Gump Co. v. United States, 3 Ct. Cust. Appls. 137, involved the importation of antique works of art, under paragraph 717 of the tariff act of August 5, 1909. Treasury regulations provided that certain proofs must be filed with the entry, to entitle such importations to free entry. The regulations not having been complied with, the goods were held dutiable. To a like effect is United States v. Morris E. & A. Ex. Co., 3 Ct. Cust. Appls. 146, where it is said:

Under these well-settled principles of law the regulations prescribed by the Secretary of the Treasury under the authority of Congress granted in paragraph 717, supra, are conditions precedent. In order to enjoy the benefit thereof, therefore, they must be complied with by the importer invoking that license under the terms of these regulations as therein provided at the time of the entry^of the goods.

A similar case is Kronfeld, Saunders & Co. v. United States, 4 Ct. Cust. Appls. 60. In the case cited, not only were the regulations upheld but it was held that the collector had no power to waive their requirements.

Tong & Co. v. United States, 13 Ct. Cust. Appls. 133, was a case involving goods imported and valued in depreciated currency. Certain regulations of the President, promulgated by virtue of the statute, provided that a consular certificate of depreciation should accompany the invoice. The importer did not comply with this provision, but some time afterwards produced such a certificate and sought the advantage thereof. It was held the regulation must be complied with..

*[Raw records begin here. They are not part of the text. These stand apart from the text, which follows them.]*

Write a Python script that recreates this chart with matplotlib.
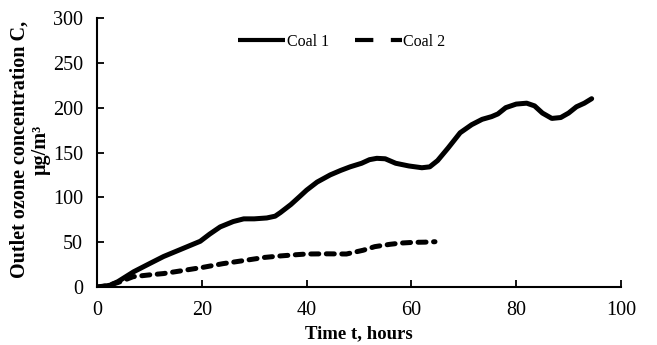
import matplotlib
matplotlib.use("Agg")
import matplotlib.pyplot as plt
from matplotlib.lines import Line2D

# Data
t_coal1 = [0, 1, 2.5, 4, 7, 10, 12.7, 16, 19.7, 21.5, 23.5, 26, 28, 30, 32.4, 34, 35, 37, 38.7, 40, 42, 44.5, 46.5, 48.3, 50.5, 52, 53.4, 55, 57, 59.5, 62, 63.5, 65, 67, 69.3, 71.5, 73.5, 75.3, 76.5, 78, 80, 82, 83.5, 85, 86.8, 88.5, 90, 91.5, 93, 94.4]
c_coal1 = [0, 0.5, 2, 6, 17, 26, 34, 42, 51, 59, 67, 73, 76, 76, 77, 79, 83, 92, 101, 108, 117, 125, 130, 134, 138, 142, 143.5, 143, 138, 135, 133, 134, 141, 155, 172, 181, 187, 190, 193, 200, 204, 205, 202, 194, 188, 189, 194, 201, 205, 210]

t_coal2 = [0, 2, 4, 6.9, 10, 12.7, 16, 20.3, 24, 28.6, 32, 34.9, 38, 40, 44, 47.6, 50.8, 53, 55.9, 58, 60.4, 62.5, 64.5]
c_coal2 = [0, 1.5, 5, 11.5, 13.5, 15, 18, 22, 26, 30, 33, 34.6, 36, 36.8, 37, 36.8, 41, 45, 47.6, 49, 49.8, 50, 50.5]

x_ticks = [0, 20, 40, 60, 80, 100]
y_ticks = [0, 50, 100, 150, 200, 250, 300]

plt.rcParams['font.family'] = ['Liberation Serif', 'DejaVu Serif']

fig = plt.figure(figsize=(6.57, 3.45), dpi=100)
ax = fig.add_axes([97/657, 1 - 287/345, (621-97)/657, (287-18)/345])

lw = 3.6
ax.plot(t_coal1, c_coal1, color='black', lw=lw, solid_capstyle='round', solid_joinstyle='round')
ax.plot(t_coal2, c_coal2, color='black', lw=lw, linestyle=(0, (1.6, 1.5)), dash_capstyle='round', dash_joinstyle='round')

ax.set_xlim(0, 100)
ax.set_ylim(0, 300)
ax.set_xticks(x_ticks)
ax.set_yticks(y_ticks)
ax.tick_params(direction='in', length=5, width=1.3, labelsize=14.5)
ax.tick_params(axis='y', pad=10)
ax.tick_params(axis='x', pad=10)
for s in ['top', 'right']:
    ax.spines[s].set_visible(False)
for s in ['left', 'bottom']:
    ax.spines[s].set_linewidth(1.5)

fig.text(359/657, 1 - 334/345, 'Time t, hours', ha='center', va='center', fontsize=13.5, fontweight='bold')
fig.text(20/657, 1 - 149/345, 'Outlet ozone concentration C,', ha='center', va='center',
         rotation=90, fontsize=14.5, fontweight='bold')
fig.text(41/657, 1 - 150/345, 'μg/m³', ha='center', va='center',
         rotation=90, fontsize=14.5, fontweight='bold')

handles = [
    Line2D([], [], color='black', lw=3.0, solid_capstyle='butt'),
    Line2D([], [], color='black', lw=3.0, linestyle=(0, (4.4, 4.2)), dash_capstyle='butt'),
]
leg = fig.legend(handles, ['Coal 1', 'Coal 2'], loc='center left', bbox_to_anchor=(238/657, 1 - 42/345),
                 ncol=2, frameon=False, fontsize=11.5, handlelength=2.94, handletextpad=0.12,
                 columnspacing=1.6, borderpad=0, borderaxespad=0)

fig.savefig('out.png', dpi=100)
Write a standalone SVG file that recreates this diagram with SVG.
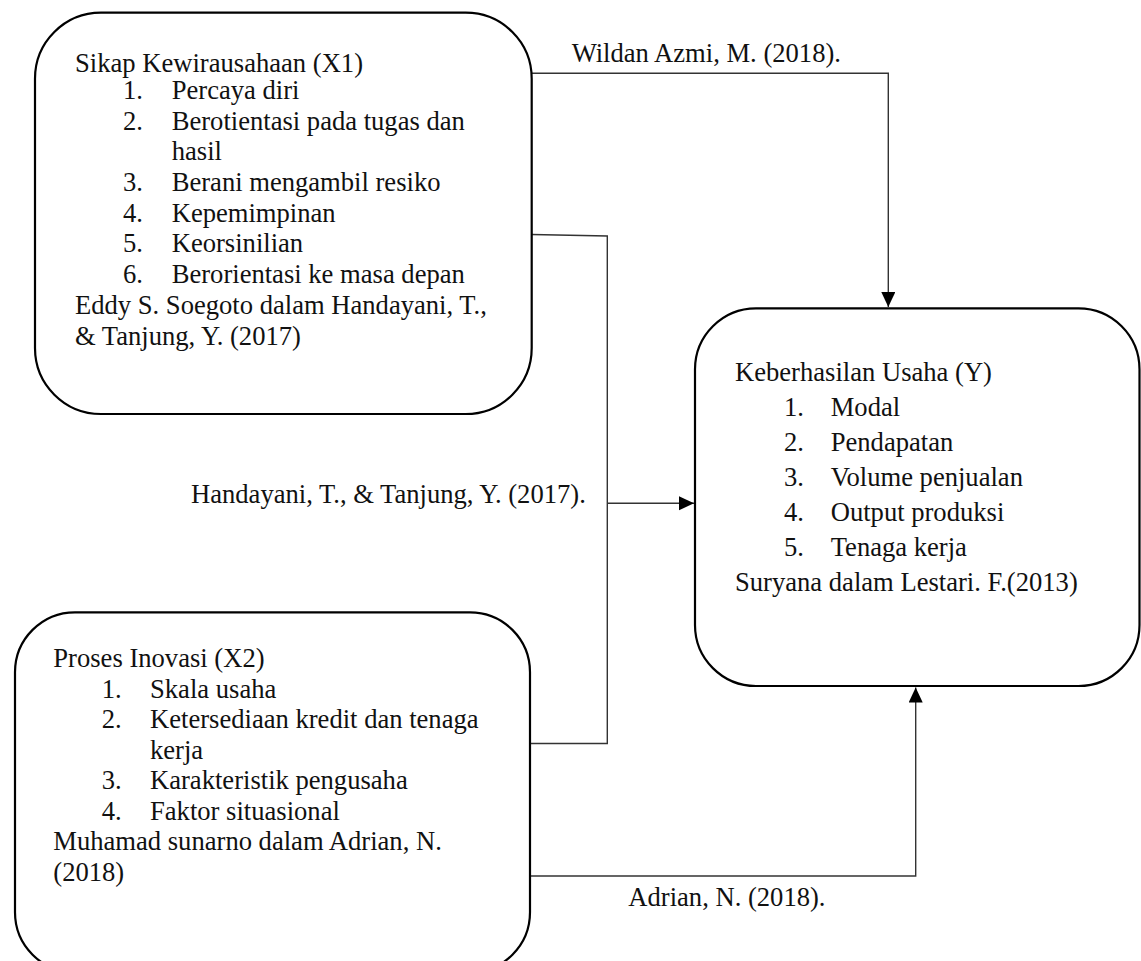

Spencer, Kellogg & Sons v. United States, 13 Ct. Cust. Appls. 612, involved a claimed drawback on linseed oil cake manufactured from imported flaxseed, under section 313 of the Tariff Act of 1922. Customs regulations provided for notice to -the collector of intent to export at least six hours before lading and of identification and lading under the supervision of an inspector. These regulations were not complied with, although it appeared the importer would *404have been otherwise entitled to a drawback. The court again reiterated the doctrine that such regulations have the force of law.

From these authorities, the rule is deduced that where the Congress has offered some special grace or exemption to an importer, under regulations to be promulgated, the importer must strictly comply with such regulations, so long as they be reasonable and do not seek to alter, add to, or detract from the statute itself. And this rule is-one that recommends itself to our reason. If this importer is to' have some special privilege which is not extended to importers of salt for other purposes, then he can not complain if he is required, as a part of said privilege, to comply with such regulations as have been here made, regulations which plainly only have in mind an annual accounting between the importer and the Government.

In view of our conclusions above, it will not be necessary to pass upon the many other questions presented here. The court below overruled the protests upon a different theory and for reasons which we have not here discussed. As we agree, however, to the correctness of the judgment entered by the court below, said judgment is affirmed.